I’ve been working on an assembler for Fermi, asfermi, on and off for more than one month already. I think some people on the forum might be interested in programming the Fermi GPUs in the native ISA, so I’m bringing this to your attention.
What it does
For now, asfermi can output assembled cubin directly, or it could be used to replace instructions in existing cubin kernels.
Instructions that are currently supported include: MOV, MOV32I, LD, LDU, LDL, LDC, LDS, ST, STL, STS, FADD, FADD32I, FMUL, FFMA, IADD, IADD32I, IMUL, IMAD, ISETP, FSETP, S2R, LOP, I2F, F2I, EXIT, RET, PRET, BRA, CAL, NOP. Most of the modifiers supported by those instructions are also supported by asfermi.
Right now only 32-bit cubin is supported. Supported architectures include sm_20 and sm_21.
The source formatof asfermi is similar to that of the output of cuobjdump, with the addition that custom directives can be used to specify kernel names, parameters, shared/local/constant memory objects and so on.
What’s to be done
Support 64-bit cubin generation
Support insertion of instructions into existing cubin kernels
thorough testing, debugging
Why do it
I started asfermi with the purpose to probe Fermi’s various architectural features. This is already within reach. asfermi, in its current state, should already be able to probe many interesting things, such as L1/L2 associativity, replacement policy, L2 structure, instruction cache size, instruction latency, warp scheduling pattern, replay pattern, register file characteristics and so on.
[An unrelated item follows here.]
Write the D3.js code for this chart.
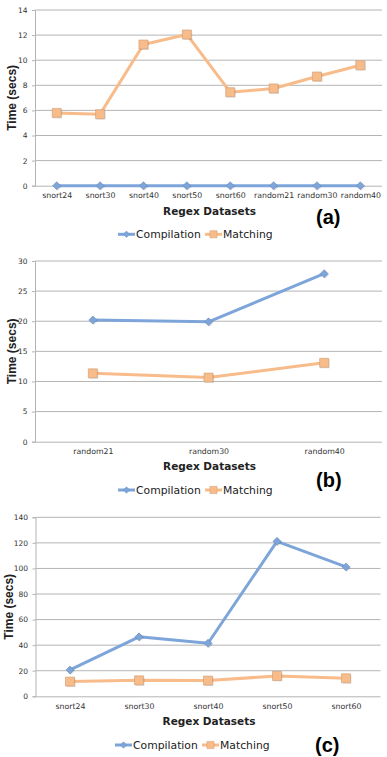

Manual optimization. With a native ISA assembler as well as the knowledge of the underlying architectural features, you have all the control over what the code does. You can build stronger ILP to hide latency; you can optimize your code in a way that’s specific to your desired launch configuration and so on
However, I must say that asfermi is not even in beta. Due to the lack of time, I haven’t been able to thoroughly test and debug it. There are even known issues that I haven’t been able to fix. And the worse thing is, my work is again piling up and I won’t be having much time for asfermi until the end of the year. That’s why I’m hoping that someone else with the interest could join this project and speed up the development of asfermi.
I understand that not everyone is interested in playing with the architectural features and manual assembly coding. After all, for the sake of development only, CUDA C is the much easier way to go and ptxas doesn’t do such a bad job at optimizing. However, if you just happen to be highly interested in the Fermi architecture, or if the speed of your application is more important than anything else, you may want to take a look at asfermi and maybe join the development as well.
Please emailme if you are interested. Alternatively, you can directly join the asfermi Google Group that I’ve set up. In a few days I’ll put up a page on the Google Code site to show you how you can get started with the various todos.
Note: currently, manual assembly coding for complex algorithms is very difficult due to the need to keep track of a large number of registers. To ease this problem, I intend to write a GUI editor (C#.NET, usable in Linux/Win/OS X) that keeps track of the registers for the developer and that provides optimization hints based on the instruction latencies&launch configuration. However, this may not be done in any time soon, if no one joins the development of asfermi.